Making his directorial debut, Reginald L. Douglas brings to the Mosaic Theater stage a powerful, intense, and poignant play based on the true story of two brothers united by their love for music. One brother plays classical, the other plays jazz, and they are torn apart by ideologies and philosophies.
The stage illuminates the brothers standing in a prison visiting room engaged in a quick-pace animated bebop challenge, projecting their vocals as musical instruments into a crescendo of rhythmic jazz beats. Their camaraderie is warm and charming, against the ugly gray wall background and imposing black bars with a sullen correctional officer only an ear shot away. Not even bars are able to accomplish what the American criminal justice system has attempted to do in so many Black and Brown communities - - tear these brothers asunder, so it seems at first.
The brothers at the center of the play are surprisingly refreshing. They’re archetypal, yet novel. They are fascinating, unique, complex, contradictory Black men.
Bilal, played by Louis E. Davis, the older of the two, is a Muslim caught in a post-9/11 Patriot Act-era sting and sentenced to 20 years in federal prison.
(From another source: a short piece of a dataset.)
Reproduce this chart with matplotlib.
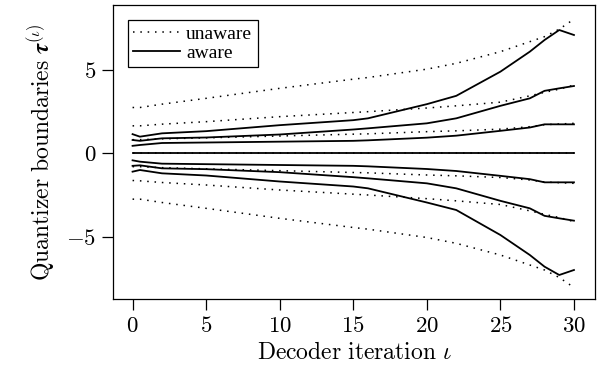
import numpy as np
import matplotlib.pyplot as plt
from matplotlib.ticker import FixedLocator, FixedFormatter

plt.rcParams['mathtext.fontset'] = 'cm'
plt.rcParams['font.family'] = ['Liberation Serif', 'DejaVu Serif']

iters = [0, 0.5, 2, 5, 10, 15, 16, 20, 22, 25, 27, 28, 29, 30]

# unaware quantizer boundaries (dotted)
unaware_c_up = [2.75, 2.75, 2.95, 3.3, 3.9, 4.45, 4.55, 5.05, 5.4, 6.1, 6.7, 7.0, 7.45, 8.05]
unaware_b_up = [1.65, 1.65, 1.75, 1.9, 2.2, 2.45, 2.5, 2.72, 2.85, 3.07, 3.45, 3.66, 3.85, 4.1]
unaware_a_up = [0.82, 0.82, 0.87, 0.93, 1.04, 1.15, 1.17, 1.3, 1.35, 1.45, 1.6, 1.72, 1.76, 1.8]
unaware_zero = [0.0] * 14
unaware_a_lo = [-0.8, -0.8, -0.86, -0.93, -1.04, -1.15, -1.17, -1.3, -1.35, -1.45, -1.6, -1.72, -1.76, -1.8]
unaware_b_lo = [-1.63, -1.65, -1.75, -1.9, -2.2, -2.45, -2.5, -2.72, -2.85, -3.07, -3.45, -3.66, -3.85, -4.1]
unaware_c_lo = [-2.75, -2.75, -2.95, -3.3, -3.9, -4.45, -4.55, -5.05, -5.4, -6.1, -6.7, -7.0, -7.45, -8.05]

# aware quantizer boundaries (solid)
aware_c_up = [1.15, 1.0, 1.2, 1.33, 1.69, 1.99, 2.1, 2.95, 3.45, 4.9, 6.1, 6.8, 7.4, 7.1]
aware_b_up = [0.8, 0.75, 0.9, 0.95, 1.13, 1.43, 1.5, 1.8, 2.1, 2.85, 3.3, 3.75, 3.9, 4.04]
aware_a_up = [0.45, 0.5, 0.62, 0.65, 0.7, 0.75, 0.78, 0.94, 1.06, 1.35, 1.55, 1.74, 1.74, 1.74]
aware_zero = [0.0] * 14
aware_a_lo = [-0.42, -0.5, -0.62, -0.65, -0.7, -0.75, -0.78, -0.94, -1.06, -1.35, -1.55, -1.74, -1.74, -1.74]
aware_b_lo = [-0.75, -0.72, -0.9, -0.95, -1.13, -1.43, -1.5, -1.8, -2.1, -2.85, -3.3, -3.75, -3.9, -4.04]
aware_c_lo = [-1.1, -1.0, -1.2, -1.33, -1.69, -1.99, -2.1, -2.95, -3.4, -4.9, -6.1, -6.8, -7.3, -7.0]

x_ticks = [0, 5, 10, 15, 20, 25, 30]
y_ticks = [-5, 0, 5]

unaware = [unaware_c_up, unaware_b_up, unaware_a_up, unaware_zero,
           unaware_a_lo, unaware_b_lo, unaware_c_lo]
aware = [aware_c_up, aware_b_up, aware_a_up, aware_zero,
         aware_a_lo, aware_b_lo, aware_c_lo]

fig = plt.figure(figsize=(5.99, 3.82), dpi=100)
ax = fig.add_axes([113 / 599, 1 - 299 / 382, 482 / 599, 294 / 382])

for i, yv in enumerate(unaware):
    ax.plot(iters, yv, color='black', lw=1.1, linestyle=(0, (1, 3.8)),
            label='unaware' if i == 0 else None)
for i, yv in enumerate(aware):
    ax.plot(iters, yv, color='black', lw=1.3,
            label='aware' if i == 0 else None)

ax.set_xlim(-1.33, 31.43)
ax.set_ylim(-8.74, 8.9)

ax.xaxis.set_major_locator(FixedLocator(x_ticks))
ax.xaxis.set_major_formatter(FixedFormatter(['$%d$' % v for v in x_ticks]))
ax.yaxis.set_major_locator(FixedLocator(y_ticks))
ax.yaxis.set_major_formatter(FixedFormatter(['$%d$' % v for v in y_ticks]))
ax.tick_params(direction='out', length=8, width=0.9, labelsize=16.5, pad=4)

for sp in ax.spines.values():
    sp.set_linewidth(0.9)

ax.set_xlabel(r'$\mathrm{Decoder\ iteration}\ \iota$', fontsize=17, labelpad=4)
ax.set_ylabel(r'$\mathrm{Quantizer\ boundaries}\ \boldsymbol{\tau}^{(\iota)}$',
              fontsize=17, labelpad=6)

leg = ax.legend(loc='upper left', fontsize=14, frameon=True, fancybox=False,
                edgecolor='black', framealpha=1, handlelength=2.4,
                handletextpad=0.3, borderpad=0.3, labelspacing=0.05,
                borderaxespad=0.75)
leg.get_frame().set_linewidth(0.9)

fig.savefig('out.png', dpi=100)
His faithful brother, Eric, played by Joel Ashur, supports his brother and believes unequivocally that Bilal would never be involved with terrorists.
Whenever tensions between the brothers reach a boiling point over guilt/innocence, family upbringing, American politics in the Middle East, or the tenets of classical music verses jazz, they quickly revert to their passion for music and turn the scene to bebopping and rhythmic cadets before embracing until the next visit.